● **Objective**:
Will you write out the data exactly, excluding every picture?

::::

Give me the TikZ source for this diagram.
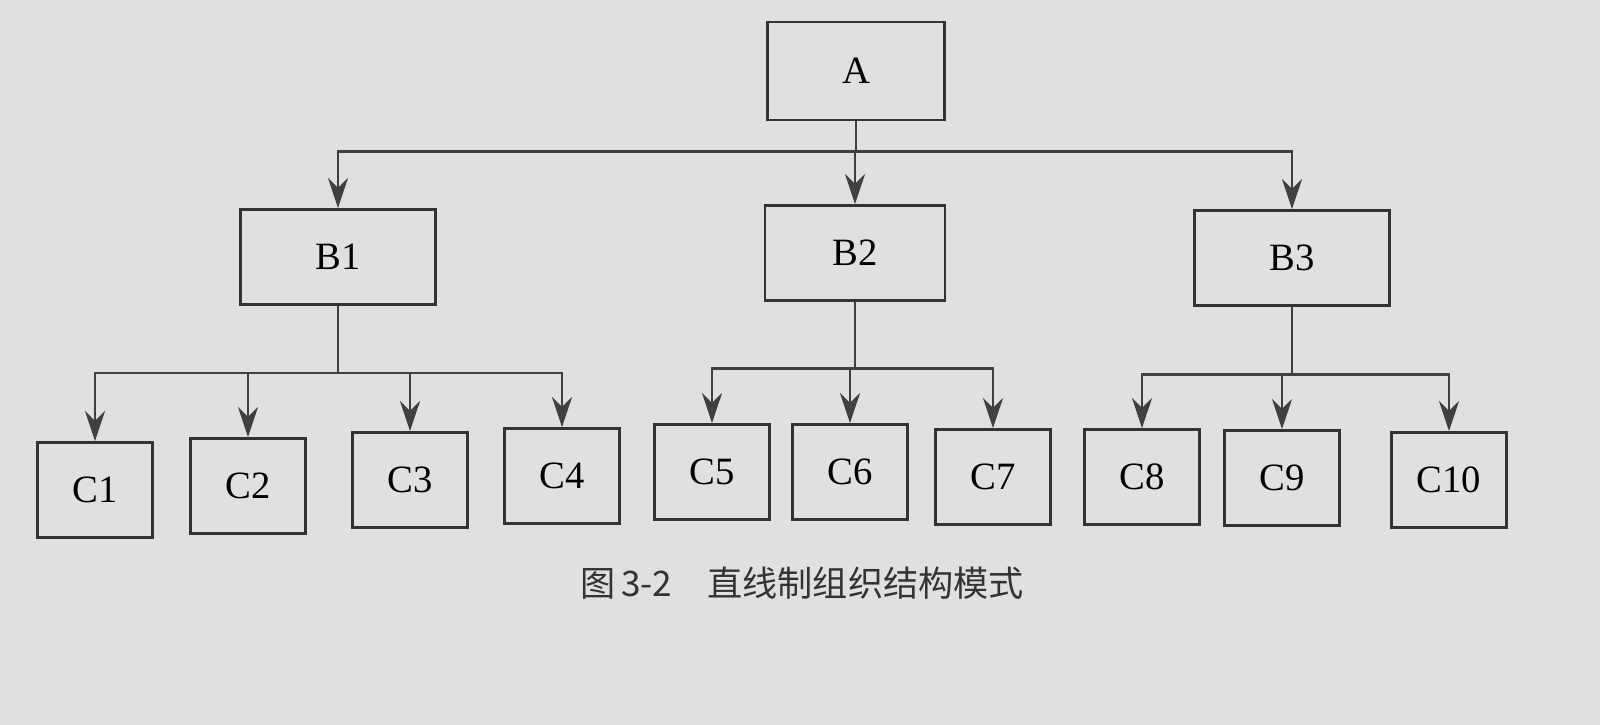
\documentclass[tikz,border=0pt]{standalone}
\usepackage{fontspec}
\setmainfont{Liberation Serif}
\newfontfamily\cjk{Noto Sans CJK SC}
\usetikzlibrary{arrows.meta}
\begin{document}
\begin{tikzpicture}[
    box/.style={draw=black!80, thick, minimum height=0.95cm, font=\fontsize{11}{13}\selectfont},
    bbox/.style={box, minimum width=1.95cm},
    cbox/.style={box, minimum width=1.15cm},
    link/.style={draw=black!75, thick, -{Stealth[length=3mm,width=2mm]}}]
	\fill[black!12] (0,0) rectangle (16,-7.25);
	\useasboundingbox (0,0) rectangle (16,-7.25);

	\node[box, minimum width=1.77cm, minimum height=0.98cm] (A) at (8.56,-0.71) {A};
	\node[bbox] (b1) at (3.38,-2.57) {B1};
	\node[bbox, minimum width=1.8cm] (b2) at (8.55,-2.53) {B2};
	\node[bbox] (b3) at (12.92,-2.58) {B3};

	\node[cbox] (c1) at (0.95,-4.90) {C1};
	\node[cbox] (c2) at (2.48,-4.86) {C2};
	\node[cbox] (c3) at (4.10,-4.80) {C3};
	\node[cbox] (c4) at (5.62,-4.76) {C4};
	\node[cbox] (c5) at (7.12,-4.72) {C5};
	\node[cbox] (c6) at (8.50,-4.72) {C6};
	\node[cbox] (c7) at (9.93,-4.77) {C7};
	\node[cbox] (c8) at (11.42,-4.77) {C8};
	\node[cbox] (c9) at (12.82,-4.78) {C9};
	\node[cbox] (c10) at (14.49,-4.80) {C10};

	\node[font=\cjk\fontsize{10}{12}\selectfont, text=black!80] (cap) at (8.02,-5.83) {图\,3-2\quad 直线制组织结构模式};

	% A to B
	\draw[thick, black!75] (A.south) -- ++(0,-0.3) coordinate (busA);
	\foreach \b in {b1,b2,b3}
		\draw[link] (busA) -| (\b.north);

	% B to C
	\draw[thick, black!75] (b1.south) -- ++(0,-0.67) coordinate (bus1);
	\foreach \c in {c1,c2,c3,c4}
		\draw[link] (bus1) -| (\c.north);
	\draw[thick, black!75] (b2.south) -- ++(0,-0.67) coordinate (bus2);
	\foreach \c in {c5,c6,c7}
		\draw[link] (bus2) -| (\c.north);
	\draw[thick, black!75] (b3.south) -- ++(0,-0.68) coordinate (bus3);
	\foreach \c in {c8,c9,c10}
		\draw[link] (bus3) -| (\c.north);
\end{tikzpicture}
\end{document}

::::

● **Result for this task**:
Give me the TikZ source for this diagram.
\documentclass[tikz,border=0pt]{standalone}
\usepackage{fontspec}
\setmainfont{Liberation Serif}
\newfontfamily\cjk{Noto Sans CJK SC}
\usetikzlibrary{arrows.meta}
\begin{document}
\begin{tikzpicture}[
    box/.style={draw=black!80, thick, minimum height=0.95cm, font=\fontsize{11}{13}\selectfont},
    bbox/.style={box, minimum width=1.95cm},
    cbox/.style={box, minimum width=1.15cm},
    link/.style={draw=black!75, thick, -{Stealth[length=3mm,width=2mm]}}]
	\fill[black!12] (0,0) rectangle (16,-7.25);
	\useasboundingbox (0,0) rectangle (16,-7.25);

	\node[box, minimum width=1.77cm, minimum height=0.98cm] (A) at (8.56,-0.71) {A};
	\node[bbox] (b1) at (3.38,-2.57) {B1};
	\node[bbox, minimum width=1.8cm] (b2) at (8.55,-2.53) {B2};
	\node[bbox] (b3) at (12.92,-2.58) {B3};

	\node[cbox] (c1) at (0.95,-4.90) {C1};
	\node[cbox] (c2) at (2.48,-4.86) {C2};
	\node[cbox] (c3) at (4.10,-4.80) {C3};
	\node[cbox] (c4) at (5.62,-4.76) {C4};
	\node[cbox] (c5) at (7.12,-4.72) {C5};
	\node[cbox] (c6) at (8.50,-4.72) {C6};
	\node[cbox] (c7) at (9.93,-4.77) {C7};
	\node[cbox] (c8) at (11.42,-4.77) {C8};
	\node[cbox] (c9) at (12.82,-4.78) {C9};
	\node[cbox] (c10) at (14.49,-4.80) {C10};

	\node[font=\cjk\fontsize{10}{12}\selectfont, text=black!80] (cap) at (8.02,-5.83) {图\,3-2\quad 直线制组织结构模式};

	% A to B
	\draw[thick, black!75] (A.south) -- ++(0,-0.3) coordinate (busA);
	\foreach \b in {b1,b2,b3}
		\draw[link] (busA) -| (\b.north);

	% B to C
	\draw[thick, black!75] (b1.south) -- ++(0,-0.67) coordinate (bus1);
	\foreach \c in {c1,c2,c3,c4}
		\draw[link] (bus1) -| (\c.north);
	\draw[thick, black!75] (b2.south) -- ++(0,-0.67) coordinate (bus2);
	\foreach \c in {c5,c6,c7}
		\draw[link] (bus2) -| (\c.north);
	\draw[thick, black!75] (b3.south) -- ++(0,-0.68) coordinate (bus3);
	\foreach \c in {c8,c9,c10}
		\draw[link] (bus3) -| (\c.north);
\end{tikzpicture}
\end{document}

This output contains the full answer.